Dentre as diversas maneiras de compreender a ideia de “pátria”, uma das mais simples é associando-a ao conceito de “origem”. Reflexões acerca do pertencimento a uma terra natal, de conexão com um passado comum e da espiritualização de um território estavam em alta nos séculos XVIII e XIX, período em que viveu o personagem da biografia O jornalista que imaginou o Brasil. A história desse homem é curiosa justamente por destacar como muitas vezes as raízes que nos ligam a um lugar são mais profundas do que parecem. Nosso personagem se chama Hipólito da Costa, um notável brasileiro que talvez você, leitor, não conheça, mas cuja trajetória o fará repensar as noções de distância geográfica e amor ao país de origem.

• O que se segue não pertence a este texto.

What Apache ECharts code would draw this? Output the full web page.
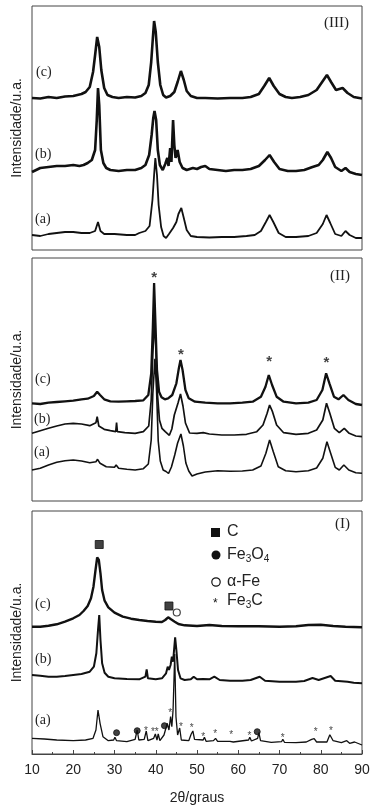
<!DOCTYPE html>
<html>
<head>
<meta charset="utf-8">
<style>
  html, body { margin: 0; padding: 0; background: #fff; }
  #chart { width: 376px; height: 809px; }
</style>
<script src="https://cdn.jsdelivr.net/npm/echarts@6/dist/echarts.min.js"></script>
</head>
<body>
<div id="chart"></div>
<script>
// 2θ (graus) vs intensidade (u.a., deslocada por curva)
// painel (III)
const p3c = [[10,152],[12,151.5],[14,153],[16,152],[18,153.5],[20,154],[21,155],[22,156],[23,158],[24,163],[24.8,178],[25.3,195],[25.8,213],[26.3,203],[26.8,180],[27.5,162],[28.3,155],[29.5,153],[31,152],[33,153],[35,152.5],[36.5,154],[37.5,157],[38.3,165],[38.9,188],[39.3,212],[39.6,229],[40,218],[40.5,188],[41.1,165],[41.8,155],[42.5,152.5],[43.5,154],[44.5,158],[45.3,168],[46.1,179],[46.8,170],[47.5,159],[48.5,154],[50,152],[52,152],[55,151.5],[58,152],[61,152],[63,153],[65,156],[66.3,164],[67.5,172],[68.6,164],[70,156],[71.5,153],[73,152],[75,153],[77,155],[79,160],[80.5,169],[81.5,175],[82.5,168],[83.7,160],[85.3,162],[86.5,157],[88,153],[90,151.5]]
const p3b = [[10,78],[11,80],[12,82],[14,83],[16,84],[18,84],[20,85],[21.5,84],[22.5,85],[23.5,87],[24.5,90],[25.3,100],[25.7,130],[26,162],[26.3,145],[26.7,100],[27.3,87],[28,82],[29,80],[31,79],[33,80],[35,80],[36.5,82],[37.5,85],[38.4,95],[39,115],[39.4,132],[39.7,139],[40.1,130],[40.5,100],[41,85],[41.7,80],[42.3,86],[42.8,92],[43.1,84],[43.5,102],[43.8,88],[44.2,130],[44.5,105],[44.8,92],[45.3,100],[45.8,88],[46.5,82],[47.5,80],[49,82],[50,81],[51,83],[52,84],[53,81],[55,80],[57,79],[59,80],[61,80],[63,81],[65,84],[66.5,90],[67.6,95],[68.7,88],[70,81],[72,79],[74,79],[76,80],[78,83],[79.5,85],[80.5,90],[81.6,98],[82.5,92],[83.5,83],[85,79],[86,82],[87,78],[88.5,76],[90,75]]
const p3a = [[10,15],[12,14],[14,16],[16,17],[18,18],[20,18],[22,17],[24,17],[25.3,19],[26,28],[26.6,19],[27.5,16],[30,16],[33,15],[35,15],[36,17],[37.5,19],[38.5,24],[39.2,50],[39.6,75],[39.9,92],[40.3,75],[40.7,45],[41.3,23],[41.9,14],[42.5,12],[43.2,16],[44.2,22],[45,28],[45.5,36],[46.2,42],[46.8,32],[47.5,20],[48.5,14],[50,13],[53,12.5],[56,13],[59,13],[62,14],[64,15],[65.5,19],[66.7,28],[67.6,35],[68.5,28],[69.8,17],[71.5,13],[74,13],[77,14],[79,17],[80.5,26],[81.4,35],[82.3,27],[83.5,16],[85,14],[86,19],[87,15],[88.5,12],[90,12]]

// painel (II)
const p2c = [[10,97.7],[12,97],[14,98.3],[16,99],[18,99.7],[20,100.3],[22,101.7],[23.5,102.3],[25,105],[25.8,109.3],[26.5,106],[27.5,101.7],[29,99.7],[31,99.3],[33,99.7],[35,100],[37,100.7],[38.2,106],[38.9,127.7],[39.3,174.3],[39.6,218],[39.9,181],[40.3,131],[40.8,109.3],[41.4,103.7],[42.2,101.7],[43,102.7],[44,106],[45,117.7],[45.6,132.7],[46,141],[46.5,131],[47.2,111],[48,102.7],[49.5,99.3],[52,98.3],[55,97.7],[58,97.7],[61,98.3],[63.5,99.3],[65.5,104.3],[66.6,114.3],[67.4,126],[68.2,116],[69.3,104.3],[71,99.3],[74,97.7],[77,98.3],[79,101],[80.4,111],[81.3,127.7],[82.1,117.7],[83.2,104.3],[84.3,101.7],[85.5,106],[86.7,101],[88.5,97],[90,96]]
const p2b = [[10,67.7],[12,70.3],[14,72.7],[16,75],[18,77],[20,77.7],[22,77],[24,75.3],[25.5,78.3],[25.8,84.3],[26.2,75],[27.5,71.7],[29,70.3],[30.3,69.3],[30.5,78.3],[30.7,69.3],[32.5,68.3],[35,67.7],[37,69.3],[38.3,75],[38.9,101],[39.3,147.7],[39.7,181],[40,154.3],[40.4,107.7],[40.9,81],[41.5,72.7],[42.3,69.3],[43.3,65.7],[43.9,72],[44.5,86],[44.8,84],[45.4,98],[46,107],[46.6,95],[47.2,78],[48.2,68],[50,67.7],[51.5,68.3],[53,67],[56,66],[59,66],[62,66.7],[64.5,69.3],[66,76],[67,87.7],[67.6,96],[68.3,89.3],[69.3,76],[71,68.3],[74,66.7],[77,67.7],[79,71],[80.5,81],[81.4,97.7],[82.2,87.7],[83.3,72.7],[84.5,68.3],[85.7,72.7],[86.9,67.7],[88.5,65],[90,64.3]]
const p2a = [[10,31],[12,32.7],[14,36],[16,38.7],[18,40.3],[20,41],[22,40],[24,38.3],[25.5,39.3],[25.9,41.7],[26.5,37.7],[28,34.3],[30,33.7],[30.4,36],[31,32.7],[33,31.7],[35,31],[37,32.3],[38.2,37],[38.9,61],[39.3,107.7],[39.8,142.3],[40.2,110],[40.6,60],[41.1,40],[41.8,31],[42.5,29.5],[43.1,27.5],[43.8,34],[44.6,46],[45.3,58],[46.1,67],[46.7,55],[47.3,38],[48,30],[48.8,25],[50,27],[52,29],[55,30.3],[58,29.7],[61,30],[63.5,31],[65.5,35],[66.7,47.7],[67.6,61],[68.5,49.3],[69.7,34.3],[71.5,30.3],[74,29.3],[77,30.3],[79,33],[80.5,42.7],[81.5,59.3],[82.4,47.7],[83.5,33.7],[84.5,31],[85.6,36],[86.8,31],[88.5,28.3],[90,27.7]]

// painel (I)
const p1c = [[10,127.3],[12,127.3],[14,128.3],[16,129.7],[18,132.3],[20,135.7],[21.5,139],[22.5,143],[23.5,148],[24.3,155.7],[24.9,167.3],[25.4,184],[25.8,196.7],[26.2,194],[26.6,180.7],[27,164],[27.6,153.3],[28.5,146.7],[30,141.3],[32,137.3],[34,135.3],[36,134],[38,133],[40,132.3],[41.5,132],[42.3,134],[43,136.7],[43.7,134.7],[44.6,132.3],[45.5,130],[47,128.7],[50,128],[53,129],[56,128],[60,127.7],[65,127.7],[70,127.3],[74,127.7],[77,129],[80,129.3],[83,128],[86,127.3],[90,126.7]]
const p1b = [[10,79],[12,78.3],[14,77.3],[16,77.3],[18,78],[20,79],[22,80],[24,82.3],[25,87.3],[25.6,100.7],[26,124],[26.3,139],[26.6,114],[27,90.7],[27.6,81.3],[28.5,77.3],[30,75.7],[33,75],[36,74.7],[37.5,77.3],[37.8,84.7],[38.1,75.7],[40,74.7],[41.5,75.7],[42.5,80.7],[42.9,87.3],[43.2,84],[43.6,89],[43.9,97.3],[44.2,92.3],[44.7,116.7],[45,104],[45.4,84],[46,75.7],[47,74],[48.5,74.7],[49.2,77.3],[50,74.7],[51.5,75],[53,74.7],[54.2,77.3],[55.5,74],[58,73.3],[61,73.3],[63,74],[65.2,77.3],[66.5,73.3],[70,72.3],[74,72.3],[76,73],[78,76],[79.5,74],[82.4,78],[83.5,73.3],[86.5,72.3],[88,71.3],[90,70.7]]
const p1a = [[10,15.7],[13,15],[16,14],[20,13.3],[23,14],[24.8,15.7],[25.5,24],[26,44],[26.5,30.7],[27.2,17.3],[28.5,13.3],[29.8,14],[30.1,16.7],[30.5,13.3],[33,12.3],[35,14.7],[35.5,24],[35.9,14],[37.2,14.7],[37.7,23],[38.1,13.3],[39.5,15.7],[39.9,20],[40.3,14],[40.6,20],[41,13.3],[42,19],[42.8,30.7],[43.2,24],[43.6,37.3],[43.9,27.3],[44.2,44],[44.6,100],[44.9,37.3],[45.3,19],[45.8,26],[46.2,14],[48,13.3],[48.6,20],[49,23],[49.4,14.7],[51.5,14],[51.8,16.7],[52.2,12.7],[54,13.3],[54.5,15.7],[55,12.7],[58,12.7],[58.3,14.7],[58.8,12],[62.5,14],[62.8,16.7],[63.2,13],[64.7,15.7],[65,21.3],[65.4,13.3],[68,11.7],[70.5,12.3],[70.8,14.7],[71.2,11.7],[74,11.3],[76.5,12],[77.8,14.7],[78.4,15.3],[79,12],[81.5,12],[82.2,19.3],[82.5,21],[83,13.3],[85,11.3],[86.3,13.3],[87,10.7],[88.2,12],[90,9]]

// marcadores de fases
const starsII = [[39.6,227],[46.1,150.3],[67.5,142.7],[81.4,141.7]]
const squaresI = [[26.3,209.5],[43.2,148]]
const openCircleI = [[45.1,141.5]]
const dotsI = [[30.5,21.3],[35.5,23.3],[42.1,28.3],[64.6,22.3]]
const starsI = [[37.6,25.7],[39.3,24.7],[40.2,24.7],[43.5,43],[46.1,29.7],[48.7,28],[51.5,19.3],[54.4,22.7],[58.3,21.7],[62.7,20.7],[70.8,18.7],[78.8,24.7],[82.5,25.3]]

const sans = 'Liberation Sans, Arial, sans-serif'
const serif = 'Liberation Serif, Times New Roman, serif'
const ink = '#111'

const grids = [
  { left: 32, right: 14, top: 6, height: 244 },
  { left: 32, right: 14, top: 258, height: 243 },
  { left: 32, right: 14, top: 511, height: 243 }
].map(g => ({ ...g, show: true, borderColor: '#444', borderWidth: 1, backgroundColor: 'transparent' }))

const xAxes = [0, 1, 2].map(i => ({
  gridIndex: i,
  type: 'value',
  min: 10,
  max: 90,
  interval: 10,
  show: i === 2,
  axisLine: { lineStyle: { color: '#444', width: 1 } },
  axisTick: { inside: true, length: 4, lineStyle: { color: '#444' } },
  minorTick: { show: true, splitNumber: 2, length: 2, lineStyle: { color: '#444' } },
  splitLine: { show: false },
  axisLabel: { fontSize: 14, color: '#222', fontFamily: sans, margin: 9 },
  name: i === 2 ? '2θ/graus' : '',
  nameLocation: 'middle',
  nameGap: 37,
  nameTextStyle: { fontSize: 14, color: '#222', fontFamily: sans }
}))

const yAxes = [244, 243, 243].map((h, i) => ({
  gridIndex: i,
  type: 'value',
  min: 0,
  max: h,
  axisLine: { show: false },
  axisTick: { show: false },
  axisLabel: { show: false },
  splitLine: { show: false },
  name: 'Intensidade/u.a.',
  nameLocation: 'middle',
  nameGap: 8,
  nameTextStyle: { fontSize: 14, color: '#222', fontFamily: sans }
}))

function curve(data, idx, width) {
  return {
    type: 'line', xAxisIndex: idx, yAxisIndex: idx, data,
    symbol: 'none', lineStyle: { color: ink, width }, silent: true
  }
}

function marks(data, idx, symbol, size, text, fontSize, weight) {
  const s = {
    type: 'scatter', xAxisIndex: idx, yAxisIndex: idx, data,
    symbol, symbolSize: size, silent: true,
    itemStyle: { color: ink, borderColor: ink }
  }
  if (text) {
    s.itemStyle = { color: 'rgba(0,0,0,0)' }
    s.label = { show: true, position: 'inside', formatter: text, fontSize, fontWeight: weight || 'normal', color: ink, fontFamily: sans, offset: [0, fontSize * 0.25] }
  }
  return s
}

const series = [
  curve(p3c, 0, 2.6), curve(p3b, 0, 2.6), curve(p3a, 0, 1.8),
  curve(p2c, 1, 2.3), curve(p2b, 1, 1.7), curve(p2a, 1, 1.6),
  curve(p1c, 2, 2.4), curve(p1b, 2, 2), curve(p1a, 2, 1.3),
  marks(starsII, 1, 'circle', 2, '*', 15, 'bold'),
  marks(squaresI, 2, 'rect', 8),
  { ...marks(openCircleI, 2, 'circle', 7), itemStyle: { color: '#fff', borderColor: ink, borderWidth: 1.2 } },
  marks(dotsI, 2, 'circle', 6),
  marks(starsI, 2, 'circle', 2, '*', 10)
]

// y = centro vertical do texto
const tag = (text, left, y, size) => ({
  type: 'text', left, top: y - (size || 14) / 2 - 1,
  style: { text, font: `${size || 14}px ${serif}`, fill: '#222' }
})

const legendText = (rich, y) => ({
  type: 'text', left: 227, top: y - 9,
  style: {
    text: rich, fill: '#222',
    font: `16px ${sans}`,
    rich: { sub: { fontSize: 10, verticalAlign: 'bottom', padding: [8, 0, 0, 0], fontFamily: sans, fill: '#222' } }
  }
})

const graphic = [
  tag('(III)', 324, 24, 15), tag('(II)', 330, 277, 15), tag('(I)', 335, 525, 15),
  tag('(c)', 36, 73), tag('(b)', 35, 155), tag('(a)', 35, 220),
  tag('(c)', 35, 380), tag('(b)', 34, 420), tag('(a)', 34, 453),
  tag('(c)', 35, 605), tag('(b)', 35, 660), tag('(a)', 35, 721),
  { type: 'rect', shape: { x: 211, y: 528, width: 9, height: 9 }, style: { fill: ink } },
  { type: 'circle', shape: { cx: 216, cy: 555, r: 4.5 }, style: { fill: ink } },
  { type: 'circle', shape: { cx: 216, cy: 582, r: 4.2 }, style: { fill: '#fff', stroke: ink, lineWidth: 1.2 } },
  { type: 'text', left: 213, top: 598, style: { text: '*', font: `12px ${sans}`, fill: ink } },
  legendText('C', 533),
  legendText('Fe{sub|3}O{sub|4}', 556),
  legendText('α-Fe', 583),
  legendText('Fe{sub|3}C', 602)
]

const chart = echarts.init(document.getElementById('chart'))
chart.setOption({
  animation: false,
  grid: grids,
  xAxis: xAxes,
  yAxis: yAxes,
  series,
  graphic
})
</script>
</body>
</html>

Para escrever O jornalista que imaginou o Brasil: Tempo, vida e pensamento de Hipólito da Costa (1774-1823), a historiadora e pesquisadora da Fundação Casa de Rui Barbosa, Isabel Lustosa, mergulhou na vida e na obra desse jornalista depois de ser convidada a participar, em 2001, da reedição fac-similar do Correio Braziliense, jornal político-cultural criado por Hipólito da Costa em 1808 e considerado o primeiro periódico brasileiro. O projeto de reeditar e relançar os 175 números do Correio Braziliense foi coordenado pelo consagrado jornalista Alberto Dines, falecido em 2018. Na época em que o jornal foi originalmente publicado, os portugueses nascidos no Brasil não eram chamados de “brasileiros”, e sim de “brazilienses”; “brasileiros” na verdade era a maneira como eram conhecidos aqueles que comercializavam pau-brasil. O fato de Hipólito da Costa ter criado o primeiro jornal “braziliense” apenas reforça a importância desse homem que, mesmo longe de sua terra natal, não se esqueceu dela, e apoiou intelectualmente a emancipação da colônia e a independência do Brasil em 1822.

Hipólito José da Costa Pereira Furtado de Mendonça nasceu no ano de 1774, na chamada Colônia de Sacramento, parte da província Cisplatina, região que hoje você conhece pelo nome de Uruguai, mas que na época pertencia ao Brasil. Desde pequeno, ele teve de lidar com o distanciamento de sua terra natal: em 1777, um acordo político entregou a Colônia de Sacramento para a Espanha, o que forçou muitos portugueses e “brazilienses” a partirem da região. Assim, Hipólito da Costa viveu a infância e a juventude no Rio Grande do Sul, e aos 18 anos mudou-se para Portugal, onde estudou, na Universidade de Coimbra. De lá, seguiu para os Estados Unidos, conhecendo a maçonaria e novos modos de organização política que o fariam entrar em conflito com a Igreja em seu retorno a Portugal. Preso pela Inquisição em 1802, conseguiu fugir para Londres três anos depois, estabelecendo-se exilado na capital inglesa.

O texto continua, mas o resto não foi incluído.